Felizmente, a parte difícil do livro é compensada pela abordagem suave, crua e cuidadosa dada aos relacionamentos. A forma como é mostrado o vínculo entre Sal e seu pai, Vicente, é muito bonita e real. Os diálogos, embora pretensiosos em alguns momentos, levam o leitor a refletir e a admirar o que existe entre os dois. Mais do que uma relação de pai e filho, a cumplicidade presente é equivalente à de dois melhores amigos. Quase sempre muito honestos entre si, ambos passam a notar mais um ao outro. Especialmente Sal. Ele, o menino que, segundo Sam, enxerga as pessoas de verdade, nunca enxergou seu pai como o homem solitário e emocionalmente fechado que era. Juntos em uma era nebulosa, encontram abrigo na pequena, modesta e adorável família que construíram.

A amizade entre Sam e Sally, como ela o chama, é outro ponto forte. Conforme é apontado por ele nas primeiras páginas, ela pode ser tanto um “furacão” quanto uma “vela suave iluminando um quarto escuro”. Instável, intensa, entregue: Sam é o tipo de pessoa que gosta de estar “incrivelmente viva”. Ela é o oposto de Sally, que sempre viveu conforme as regras, sob controle de si mesmo. Quando ele percebe que esse controle não passava de uma ilusão, a presença de Sam é essencial para lembrá-lo de que tudo bem não estar bem e de que isso não mudava quem ele realmente era. Ao longo da narrativa, acontece uma troca muito generosa de energia e personalidade entre os dois e a fraternidade se consolida. Aliás, é muito interessante e diferente o fato de que, em momento algum, o autor tenha recorrido ao teor sexual ou amoroso na relação de Sam e Sal. Eles são irmãos e ponto.
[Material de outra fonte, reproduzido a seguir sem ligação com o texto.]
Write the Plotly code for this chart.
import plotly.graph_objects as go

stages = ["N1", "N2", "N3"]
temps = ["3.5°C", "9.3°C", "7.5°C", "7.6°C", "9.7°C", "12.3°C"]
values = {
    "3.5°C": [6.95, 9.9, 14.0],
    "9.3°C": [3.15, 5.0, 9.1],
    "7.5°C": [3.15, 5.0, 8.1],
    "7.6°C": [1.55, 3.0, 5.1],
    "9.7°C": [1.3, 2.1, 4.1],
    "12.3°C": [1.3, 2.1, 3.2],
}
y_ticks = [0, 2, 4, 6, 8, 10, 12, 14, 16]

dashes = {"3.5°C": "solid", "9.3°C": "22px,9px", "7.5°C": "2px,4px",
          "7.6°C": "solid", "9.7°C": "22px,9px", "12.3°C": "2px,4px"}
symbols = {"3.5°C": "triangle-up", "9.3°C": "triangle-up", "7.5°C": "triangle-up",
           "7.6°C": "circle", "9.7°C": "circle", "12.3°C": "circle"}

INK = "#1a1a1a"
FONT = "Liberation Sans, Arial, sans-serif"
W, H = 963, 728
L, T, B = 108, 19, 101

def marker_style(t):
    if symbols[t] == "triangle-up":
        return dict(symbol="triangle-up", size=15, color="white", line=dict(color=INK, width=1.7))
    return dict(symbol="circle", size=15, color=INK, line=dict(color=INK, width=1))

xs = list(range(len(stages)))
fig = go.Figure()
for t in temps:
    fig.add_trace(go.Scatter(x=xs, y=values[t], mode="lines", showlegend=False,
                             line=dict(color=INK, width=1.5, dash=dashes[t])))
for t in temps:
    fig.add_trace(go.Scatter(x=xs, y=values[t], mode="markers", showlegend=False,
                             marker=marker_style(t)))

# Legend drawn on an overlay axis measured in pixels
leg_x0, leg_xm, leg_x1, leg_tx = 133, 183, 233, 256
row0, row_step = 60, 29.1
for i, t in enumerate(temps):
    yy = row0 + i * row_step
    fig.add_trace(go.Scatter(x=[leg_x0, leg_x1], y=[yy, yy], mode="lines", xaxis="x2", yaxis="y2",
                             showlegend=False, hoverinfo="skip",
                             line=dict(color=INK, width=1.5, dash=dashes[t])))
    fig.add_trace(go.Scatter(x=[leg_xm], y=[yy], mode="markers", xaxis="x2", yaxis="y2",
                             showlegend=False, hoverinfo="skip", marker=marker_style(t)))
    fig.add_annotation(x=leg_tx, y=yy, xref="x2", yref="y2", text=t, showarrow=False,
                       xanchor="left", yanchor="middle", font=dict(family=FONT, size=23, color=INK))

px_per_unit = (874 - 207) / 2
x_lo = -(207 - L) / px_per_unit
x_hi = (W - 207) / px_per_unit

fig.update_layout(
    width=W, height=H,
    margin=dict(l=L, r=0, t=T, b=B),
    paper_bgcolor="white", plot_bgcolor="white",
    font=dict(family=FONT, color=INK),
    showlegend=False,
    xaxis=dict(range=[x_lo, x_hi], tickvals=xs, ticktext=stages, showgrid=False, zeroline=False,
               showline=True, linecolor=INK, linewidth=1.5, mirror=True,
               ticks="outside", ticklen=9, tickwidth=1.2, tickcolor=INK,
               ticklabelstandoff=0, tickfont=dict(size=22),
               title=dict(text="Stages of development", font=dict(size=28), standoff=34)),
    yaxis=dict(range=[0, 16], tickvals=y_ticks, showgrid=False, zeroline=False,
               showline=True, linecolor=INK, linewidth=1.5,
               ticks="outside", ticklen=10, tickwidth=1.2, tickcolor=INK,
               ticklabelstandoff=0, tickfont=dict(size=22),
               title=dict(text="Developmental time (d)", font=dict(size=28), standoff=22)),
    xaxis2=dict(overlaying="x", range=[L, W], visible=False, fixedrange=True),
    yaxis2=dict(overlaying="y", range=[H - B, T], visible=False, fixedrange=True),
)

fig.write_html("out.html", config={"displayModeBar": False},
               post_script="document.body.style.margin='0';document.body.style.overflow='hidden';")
Outro personagem fundamental na jornada de Salvador é Fito. Apesar de viver em um lar extremamente problemático e negligente, com uma mãe viciada em drogas, ele não sucumbe. Por ter vivido com amostras tão deturpadas e falhas de amor, é um garoto arisco e demora a aceitar seus talentos e sua capacidade de cativar pessoas, mas sua força e determinação são extraordinárias. Isso parece um recado a Salvador de que não estamos fadados a um destino cruel devido às nossas circunstâncias. Não importava se seu pai biológico havia sido um homem bruto. Se Fito não era como a mãe que o criou, ele não seria como alguém que nem havia conhecido.
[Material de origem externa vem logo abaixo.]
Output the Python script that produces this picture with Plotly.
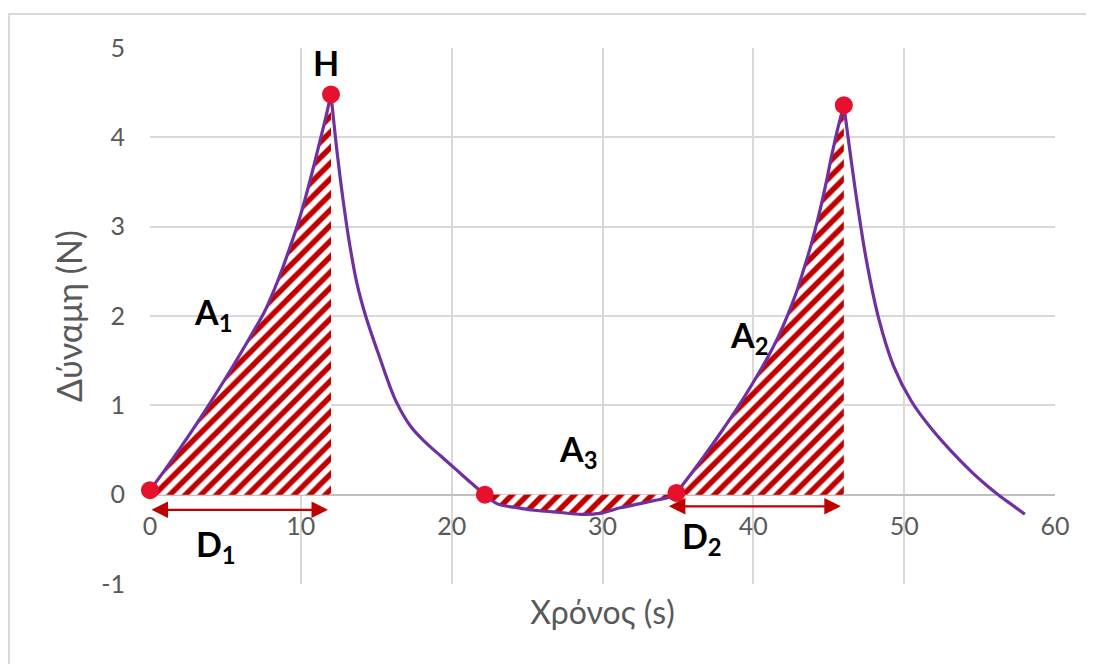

Não precisamos ser como nossos pais. Mas podemos. Como nossos pais, como nossos avós. Caso eles sejam amáveis como Vicente e Mima, podemos. Esta, por sua vez, transmite a maior lição a respeito de perdas, gentileza e, sobretudo, amor. Com suas deliciosas tortilhas e suas palavras bondosas, a personagem é como uma brisa agradável e transformadora na vida de todos. Diria que, graças a ela, um drama que poderia ser pesado, parece mais uma oração cheia de ternura. A maior mensagem deixada por ela e pelo autor é a de que nós todos merecemos ser amados. Só precisamos nos permitir. Déjate querer.
A Lógica Inexplicável Da Minha Vida é uma história construída com naturalidade e honestidade. Capítulos curtos, leitura fluida, personagens amáveis (ou quase, no caso de Salvador). Não é apenas mais um livro juvenil.